» Task statement: Search the records below for the word "chart" and show every line where it occurs.

** Start of Task input **

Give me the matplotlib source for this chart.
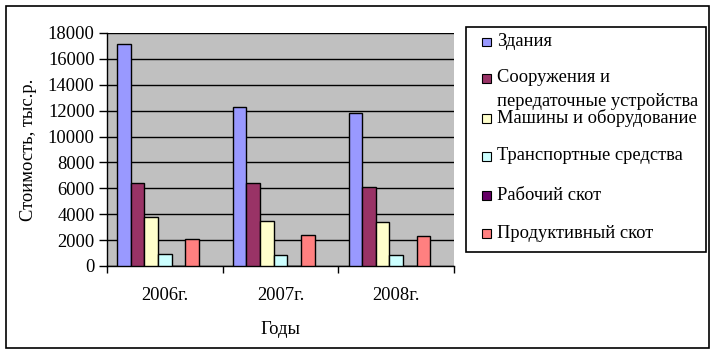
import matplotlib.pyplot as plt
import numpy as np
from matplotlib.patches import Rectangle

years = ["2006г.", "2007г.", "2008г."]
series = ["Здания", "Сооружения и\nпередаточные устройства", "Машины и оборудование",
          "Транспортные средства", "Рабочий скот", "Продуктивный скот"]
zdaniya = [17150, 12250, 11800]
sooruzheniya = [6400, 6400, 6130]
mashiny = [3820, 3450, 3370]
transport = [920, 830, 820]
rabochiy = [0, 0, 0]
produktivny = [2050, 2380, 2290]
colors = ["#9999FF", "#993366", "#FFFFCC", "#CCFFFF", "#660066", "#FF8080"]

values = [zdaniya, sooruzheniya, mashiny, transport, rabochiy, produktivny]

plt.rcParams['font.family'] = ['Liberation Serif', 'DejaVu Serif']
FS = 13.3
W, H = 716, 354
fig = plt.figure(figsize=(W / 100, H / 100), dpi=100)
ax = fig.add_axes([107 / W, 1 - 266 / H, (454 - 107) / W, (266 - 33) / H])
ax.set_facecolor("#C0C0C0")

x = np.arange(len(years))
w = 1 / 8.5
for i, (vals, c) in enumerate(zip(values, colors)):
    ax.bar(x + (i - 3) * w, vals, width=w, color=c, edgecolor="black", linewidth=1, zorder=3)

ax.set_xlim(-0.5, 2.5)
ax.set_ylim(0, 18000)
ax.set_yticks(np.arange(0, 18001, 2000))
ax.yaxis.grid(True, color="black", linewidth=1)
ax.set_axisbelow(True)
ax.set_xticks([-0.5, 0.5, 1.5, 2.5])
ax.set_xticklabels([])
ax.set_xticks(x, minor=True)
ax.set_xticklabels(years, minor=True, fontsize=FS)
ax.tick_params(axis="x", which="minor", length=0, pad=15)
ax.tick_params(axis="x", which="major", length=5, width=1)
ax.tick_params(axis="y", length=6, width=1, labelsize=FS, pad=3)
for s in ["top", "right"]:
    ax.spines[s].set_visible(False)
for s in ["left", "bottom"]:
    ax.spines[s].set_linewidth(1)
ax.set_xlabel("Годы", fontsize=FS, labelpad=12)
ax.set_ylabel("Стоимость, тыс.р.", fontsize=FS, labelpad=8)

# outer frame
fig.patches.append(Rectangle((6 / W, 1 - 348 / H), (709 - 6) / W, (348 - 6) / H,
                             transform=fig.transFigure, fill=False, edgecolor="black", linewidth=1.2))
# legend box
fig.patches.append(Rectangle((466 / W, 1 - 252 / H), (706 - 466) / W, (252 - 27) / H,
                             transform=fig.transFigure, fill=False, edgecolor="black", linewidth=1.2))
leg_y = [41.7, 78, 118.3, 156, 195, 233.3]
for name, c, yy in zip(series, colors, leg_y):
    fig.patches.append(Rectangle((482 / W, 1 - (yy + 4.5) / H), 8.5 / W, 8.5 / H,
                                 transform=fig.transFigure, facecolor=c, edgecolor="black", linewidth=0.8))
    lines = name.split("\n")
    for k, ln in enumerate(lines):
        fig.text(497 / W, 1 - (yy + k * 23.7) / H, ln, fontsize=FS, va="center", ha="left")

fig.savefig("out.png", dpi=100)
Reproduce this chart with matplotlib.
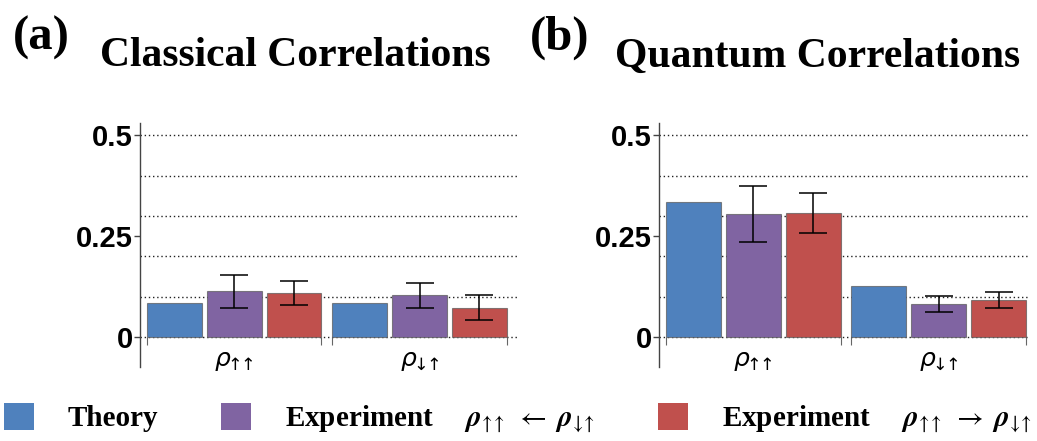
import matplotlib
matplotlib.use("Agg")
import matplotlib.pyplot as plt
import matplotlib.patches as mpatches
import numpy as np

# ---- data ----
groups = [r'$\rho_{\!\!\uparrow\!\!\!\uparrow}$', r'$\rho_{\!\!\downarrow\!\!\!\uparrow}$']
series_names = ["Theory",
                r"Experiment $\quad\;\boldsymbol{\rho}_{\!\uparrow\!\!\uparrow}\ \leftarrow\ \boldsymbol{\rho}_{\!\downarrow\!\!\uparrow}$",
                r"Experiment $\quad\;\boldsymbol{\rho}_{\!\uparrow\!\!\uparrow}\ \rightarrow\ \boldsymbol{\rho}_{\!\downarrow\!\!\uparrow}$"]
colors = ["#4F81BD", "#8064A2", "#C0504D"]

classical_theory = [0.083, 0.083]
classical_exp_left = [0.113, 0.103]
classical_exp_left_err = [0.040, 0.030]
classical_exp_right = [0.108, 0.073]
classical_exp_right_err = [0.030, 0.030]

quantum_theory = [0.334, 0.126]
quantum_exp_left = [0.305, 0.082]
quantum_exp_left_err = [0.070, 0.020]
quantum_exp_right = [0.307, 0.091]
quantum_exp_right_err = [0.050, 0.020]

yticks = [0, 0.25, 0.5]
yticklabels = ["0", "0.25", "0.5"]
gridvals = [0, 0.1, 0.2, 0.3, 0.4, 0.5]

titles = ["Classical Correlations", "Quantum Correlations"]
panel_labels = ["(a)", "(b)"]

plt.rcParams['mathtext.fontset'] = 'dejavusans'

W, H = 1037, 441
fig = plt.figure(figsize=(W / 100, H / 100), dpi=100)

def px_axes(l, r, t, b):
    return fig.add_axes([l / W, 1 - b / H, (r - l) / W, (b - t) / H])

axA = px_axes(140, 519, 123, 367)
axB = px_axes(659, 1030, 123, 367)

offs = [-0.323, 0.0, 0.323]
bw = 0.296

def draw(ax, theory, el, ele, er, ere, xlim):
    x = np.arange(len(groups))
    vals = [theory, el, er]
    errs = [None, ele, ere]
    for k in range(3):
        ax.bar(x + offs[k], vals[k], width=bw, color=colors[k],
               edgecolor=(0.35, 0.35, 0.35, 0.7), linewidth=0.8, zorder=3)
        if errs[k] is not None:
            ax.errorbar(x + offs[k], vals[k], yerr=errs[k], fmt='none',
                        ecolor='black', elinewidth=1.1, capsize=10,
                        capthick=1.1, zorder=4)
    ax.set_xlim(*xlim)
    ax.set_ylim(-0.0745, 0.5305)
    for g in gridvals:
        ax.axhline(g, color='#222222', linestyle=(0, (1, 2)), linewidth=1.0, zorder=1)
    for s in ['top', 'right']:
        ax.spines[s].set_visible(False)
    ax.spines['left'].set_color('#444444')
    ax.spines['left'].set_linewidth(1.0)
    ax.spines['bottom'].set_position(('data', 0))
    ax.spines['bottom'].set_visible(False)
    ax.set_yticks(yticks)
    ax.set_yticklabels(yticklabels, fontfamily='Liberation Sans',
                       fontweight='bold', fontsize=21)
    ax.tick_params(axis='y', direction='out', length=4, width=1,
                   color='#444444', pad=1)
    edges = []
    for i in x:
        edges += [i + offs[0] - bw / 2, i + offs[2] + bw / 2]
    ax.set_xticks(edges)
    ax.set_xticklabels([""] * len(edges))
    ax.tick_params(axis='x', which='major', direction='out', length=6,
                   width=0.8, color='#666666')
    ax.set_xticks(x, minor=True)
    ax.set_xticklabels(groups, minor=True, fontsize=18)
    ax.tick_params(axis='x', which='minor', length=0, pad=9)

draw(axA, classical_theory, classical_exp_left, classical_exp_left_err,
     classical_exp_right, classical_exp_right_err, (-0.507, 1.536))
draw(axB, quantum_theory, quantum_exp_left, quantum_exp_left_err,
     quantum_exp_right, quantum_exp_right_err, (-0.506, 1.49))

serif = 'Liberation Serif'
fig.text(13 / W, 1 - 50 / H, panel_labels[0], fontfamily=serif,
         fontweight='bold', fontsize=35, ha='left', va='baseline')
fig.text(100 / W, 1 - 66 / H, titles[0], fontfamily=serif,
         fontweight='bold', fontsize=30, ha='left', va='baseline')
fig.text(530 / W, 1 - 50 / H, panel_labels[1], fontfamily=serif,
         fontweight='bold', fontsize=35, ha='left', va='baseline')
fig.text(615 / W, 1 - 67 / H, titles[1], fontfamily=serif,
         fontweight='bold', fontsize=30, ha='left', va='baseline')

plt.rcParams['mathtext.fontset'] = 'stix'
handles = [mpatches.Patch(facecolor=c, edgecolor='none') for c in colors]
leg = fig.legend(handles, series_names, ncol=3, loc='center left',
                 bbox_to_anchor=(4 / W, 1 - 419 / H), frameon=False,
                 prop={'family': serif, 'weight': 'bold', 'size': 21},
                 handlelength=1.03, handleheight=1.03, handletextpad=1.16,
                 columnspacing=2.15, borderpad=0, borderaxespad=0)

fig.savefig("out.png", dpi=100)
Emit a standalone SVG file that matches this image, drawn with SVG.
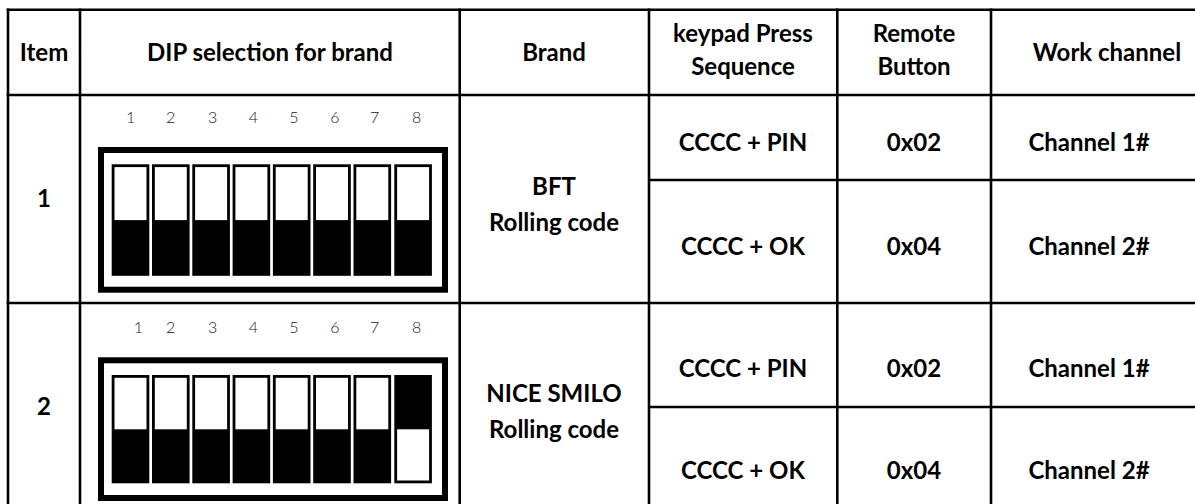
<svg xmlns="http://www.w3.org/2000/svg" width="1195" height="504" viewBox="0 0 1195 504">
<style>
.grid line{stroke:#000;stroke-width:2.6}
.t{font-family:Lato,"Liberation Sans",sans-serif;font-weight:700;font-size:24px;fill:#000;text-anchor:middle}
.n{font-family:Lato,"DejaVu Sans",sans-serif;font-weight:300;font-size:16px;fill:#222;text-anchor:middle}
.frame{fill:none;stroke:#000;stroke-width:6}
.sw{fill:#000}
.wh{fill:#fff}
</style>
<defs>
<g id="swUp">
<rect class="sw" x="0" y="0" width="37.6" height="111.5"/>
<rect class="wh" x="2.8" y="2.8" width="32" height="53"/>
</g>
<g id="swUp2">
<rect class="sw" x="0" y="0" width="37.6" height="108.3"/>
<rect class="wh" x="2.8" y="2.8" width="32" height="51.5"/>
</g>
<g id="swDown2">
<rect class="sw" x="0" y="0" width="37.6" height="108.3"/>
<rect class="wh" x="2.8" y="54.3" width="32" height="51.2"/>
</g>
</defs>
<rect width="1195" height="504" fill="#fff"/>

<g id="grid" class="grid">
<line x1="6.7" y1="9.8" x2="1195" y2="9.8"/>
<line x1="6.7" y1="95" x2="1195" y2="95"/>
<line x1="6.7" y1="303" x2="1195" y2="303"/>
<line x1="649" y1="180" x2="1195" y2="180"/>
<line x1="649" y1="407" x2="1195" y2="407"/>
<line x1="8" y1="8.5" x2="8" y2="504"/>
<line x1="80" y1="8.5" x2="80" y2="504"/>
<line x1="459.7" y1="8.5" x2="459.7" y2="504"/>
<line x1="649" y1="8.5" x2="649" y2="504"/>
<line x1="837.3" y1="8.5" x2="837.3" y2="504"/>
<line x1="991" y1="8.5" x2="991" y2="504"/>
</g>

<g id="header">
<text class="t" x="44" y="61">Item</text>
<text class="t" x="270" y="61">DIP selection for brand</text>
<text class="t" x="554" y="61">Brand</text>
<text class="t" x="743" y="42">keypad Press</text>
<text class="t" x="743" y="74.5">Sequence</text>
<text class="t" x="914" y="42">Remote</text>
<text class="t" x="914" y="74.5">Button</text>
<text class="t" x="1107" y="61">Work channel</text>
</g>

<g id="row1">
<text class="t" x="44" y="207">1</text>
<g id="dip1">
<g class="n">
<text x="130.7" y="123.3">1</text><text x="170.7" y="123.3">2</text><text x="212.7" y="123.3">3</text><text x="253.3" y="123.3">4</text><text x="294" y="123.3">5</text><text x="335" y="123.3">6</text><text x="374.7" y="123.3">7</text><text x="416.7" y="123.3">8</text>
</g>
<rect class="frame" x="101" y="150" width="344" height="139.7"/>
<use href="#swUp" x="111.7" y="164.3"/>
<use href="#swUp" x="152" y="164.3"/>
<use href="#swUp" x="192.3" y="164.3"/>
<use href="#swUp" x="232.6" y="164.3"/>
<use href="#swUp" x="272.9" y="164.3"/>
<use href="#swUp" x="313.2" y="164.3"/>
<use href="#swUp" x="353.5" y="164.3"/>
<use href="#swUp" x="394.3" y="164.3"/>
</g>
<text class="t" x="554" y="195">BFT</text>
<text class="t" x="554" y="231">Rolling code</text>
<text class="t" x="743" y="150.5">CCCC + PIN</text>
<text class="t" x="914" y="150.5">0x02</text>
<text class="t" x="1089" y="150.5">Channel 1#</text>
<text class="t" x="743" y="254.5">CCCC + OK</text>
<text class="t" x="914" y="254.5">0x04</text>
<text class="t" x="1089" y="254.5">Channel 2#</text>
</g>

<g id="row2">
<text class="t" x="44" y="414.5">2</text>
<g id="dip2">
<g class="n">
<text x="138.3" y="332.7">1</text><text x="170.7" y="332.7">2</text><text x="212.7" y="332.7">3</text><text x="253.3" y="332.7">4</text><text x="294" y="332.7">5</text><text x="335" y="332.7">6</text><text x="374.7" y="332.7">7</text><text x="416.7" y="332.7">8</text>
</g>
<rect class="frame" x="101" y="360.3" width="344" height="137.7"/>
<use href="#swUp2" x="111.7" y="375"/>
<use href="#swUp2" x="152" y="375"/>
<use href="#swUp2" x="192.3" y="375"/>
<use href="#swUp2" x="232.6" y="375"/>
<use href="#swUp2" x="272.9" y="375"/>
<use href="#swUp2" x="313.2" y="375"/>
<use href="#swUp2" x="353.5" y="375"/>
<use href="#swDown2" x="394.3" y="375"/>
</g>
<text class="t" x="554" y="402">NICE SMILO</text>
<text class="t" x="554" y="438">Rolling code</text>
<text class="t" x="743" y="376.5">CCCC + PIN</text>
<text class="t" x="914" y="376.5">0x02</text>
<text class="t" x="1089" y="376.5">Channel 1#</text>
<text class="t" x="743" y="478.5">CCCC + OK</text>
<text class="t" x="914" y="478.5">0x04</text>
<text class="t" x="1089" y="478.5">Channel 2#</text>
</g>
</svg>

** End of Task input **

» Reply:
Give me the matplotlib source for this chart.
Reproduce this chart with matplotlib.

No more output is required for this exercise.